The review process is over, the list of accepted papers is available at http://bis.kie.ae.poznan.pl/11th_bis/papers.php
Out of 18 submissions 10 papers were accepted which gives the workshop a 55% acceptance ratio. All accepted papers will be presented on May 6th, 2008. They will be also published altogether with presentation slides in open content proceedings of all BIS 2008 Workshops (at ceur-ws.org) as well as in a book or on CD.
I am happy to announce that my thesis titled People Search in the Enterprise has been completed and submitted to the committee.
The main focus in the thesis is on two main expertise retrieval tasks: (1) expert finding — identifying a list of people who are knowledgeable about a given topic (“Who are the experts on topic X?”) and (2) expert profiling — returning a list of topics that a person is knowledgeable about (“What topics does person Y know about?”). In the thesis, expertise retrieval is approached as an association finding task between people and topics.
The main contribution of the thesis is a generative probabilistic modeling framework for capturing the expert finding and profiling tasks in a uniform way. On top of this general framework two main families of models are introduced, by adapting generative language modeling techniques for document retrieval in a transparent and theoretically sound way.
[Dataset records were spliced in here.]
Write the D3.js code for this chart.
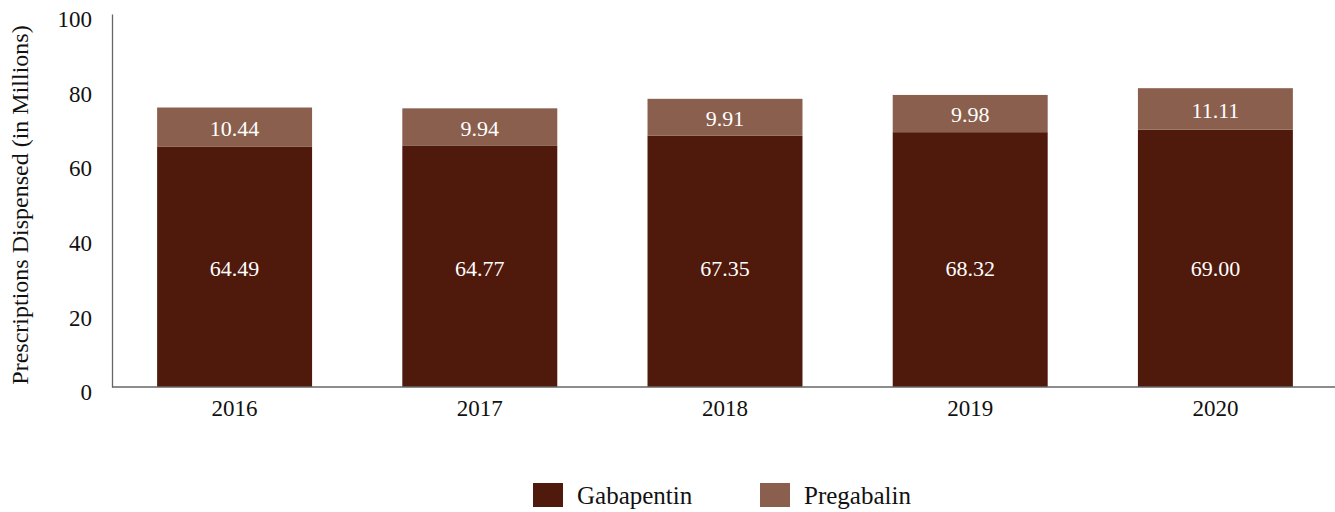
<!DOCTYPE html>
<html><head><meta charset="utf-8">
<script src="https://cdn.jsdelivr.net/npm/d3@7"></script>
<style>body{margin:0;background:#fff}svg{display:block}svg text{font-family:'Liberation Serif','Times New Roman',serif !important}</style>
</head><body>
<svg id="c" width="1335" height="512"></svg>
<script>
const years = ["2016","2017","2018","2019","2020"];
const gabapentin = [64.49, 64.77, 67.35, 68.32, 69.00];
const pregabalin = [10.44, 9.94, 9.91, 9.98, 11.11];
const yTicks = [0, 20, 40, 60, 80, 100];
const seriesNames = ["Gabapentin", "Pregabalin"];
const colors = ["#4f1a0c", "#8a5f4d"];
const FONT = "'Liberation Serif', 'Times New Roman', serif";

const svg = d3.select("#c").attr("font-family", FONT);
const x = d3.scaleBand().domain(years).range([112, 1338]).paddingInner(0.368).paddingOuter(0.184);
const y = d3.scaleLinear().domain([0, 100]).range([387, 14]);

const rows = years.map((yr, i) => ({year: yr, Gabapentin: gabapentin[i], Pregabalin: pregabalin[i]}));
const stack = d3.stack().keys(seriesNames)(rows);

svg.append("g").selectAll("g").data(stack).join("g")
  .attr("fill", (d, i) => colors[i])
  .selectAll("rect").data(d => d).join("rect")
  .attr("x", d => x(d.data.year))
  .attr("width", x.bandwidth())
  .attr("y", d => y(d[1]))
  .attr("height", d => y(d[0]) - y(d[1]));

// value labels: bottom segment labels share a common height; top segment labels are centered
const lowLabelValue = d3.min(gabapentin) / 2 - 0.4;
svg.append("g").selectAll("g").data(stack).join("g")
  .selectAll("text").data((d, si) => d.map(v => ({v, key: d.key, si}))).join("text")
  .attr("x", d => x(d.v.data.year) + x.bandwidth() / 2)
  .attr("y", d => d.si === 0 ? y(lowLabelValue) : y((d.v[0] + d.v[1]) / 2) + 1)
  .attr("dy", "0.35em")
  .attr("text-anchor", "middle")
  .attr("fill", "#fff")
  .attr("font-family", FONT)
  .attr("font-size", 22)
  .text(d => d.v.data[d.key].toFixed(2));

// axes
const yAxis = svg.append("g").attr("transform", "translate(112,0)")
  .call(d3.axisLeft(y).tickValues(yTicks).tickSize(0).tickPadding(20));
yAxis.attr("font-family", FONT);
yAxis.select(".domain").attr("stroke", "#666").attr("stroke-width", 1.3);
yAxis.selectAll("text").attr("font-size", 23).attr("font-family", FONT).attr("fill", "#111").attr("dy", "0.55em");

const xAxis = svg.append("g").attr("transform", "translate(0,387)")
  .call(d3.axisBottom(x).tickSize(0).tickPadding(13));
xAxis.attr("font-family", FONT);
xAxis.select(".domain").attr("stroke", "#666").attr("stroke-width", 1.3).attr("d", "M112,0H1335");
xAxis.selectAll("text").attr("font-size", 23).attr("font-family", FONT).attr("fill", "#111");

svg.append("text")
  .attr("transform", "translate(28,205) rotate(-90)")
  .attr("text-anchor", "middle")
  .attr("font-family", FONT)
  .attr("font-size", 24)
  .attr("fill", "#111")
  .text("Prescriptions Dispensed (in Millions)");

// legend
const legX = [533, 760];
const leg = svg.append("g").selectAll("g").data(seriesNames).join("g")
  .attr("transform", (d, i) => `translate(${legX[i]},483)`);
leg.append("rect").attr("width", 30).attr("height", 24).attr("fill", (d, i) => colors[i]);
leg.append("text").attr("x", 44).attr("y", 12).attr("dy", "0.35em")
  .attr("font-family", FONT)
  .attr("font-size", 25).attr("fill", "#111").text(d => d);
</script>
</body></html>
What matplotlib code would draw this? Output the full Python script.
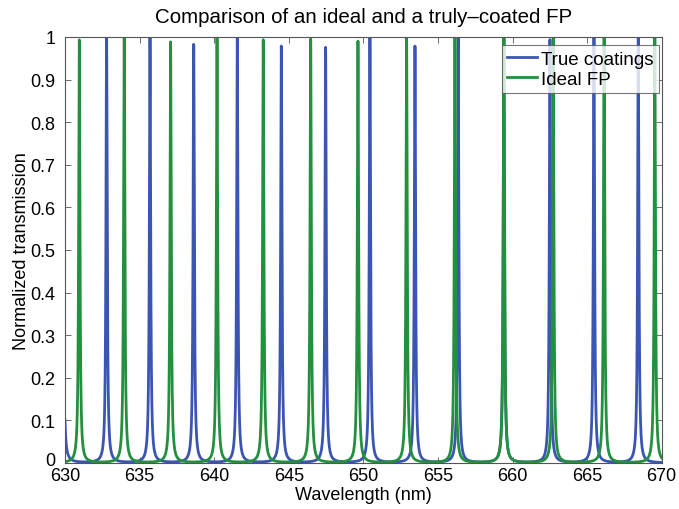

Throughout the thesis we extensively evaluate and compare these baseline models across different organizational settings, and perform an extensive and systematic exploration and analysis of the experimental results obtained. We show that our baseline models are robust yet deliver very competitive performance.
Through a series of examples we demonstrate that our generic models are able to incorporate and exploit special characteristics and features of test collections and/or the organizational settings that they represent. Additionally, we address a number of related tasks, including finding similar experts, mining contact details of people, and enterprise document search.
Finally, we provide further examples that illustrate the generic nature of our baseline models and apply them to find associations between topics and entities other than people.
Assuming that the committee’s answer is affirmative, the thesis is going to be printed in early June 2008.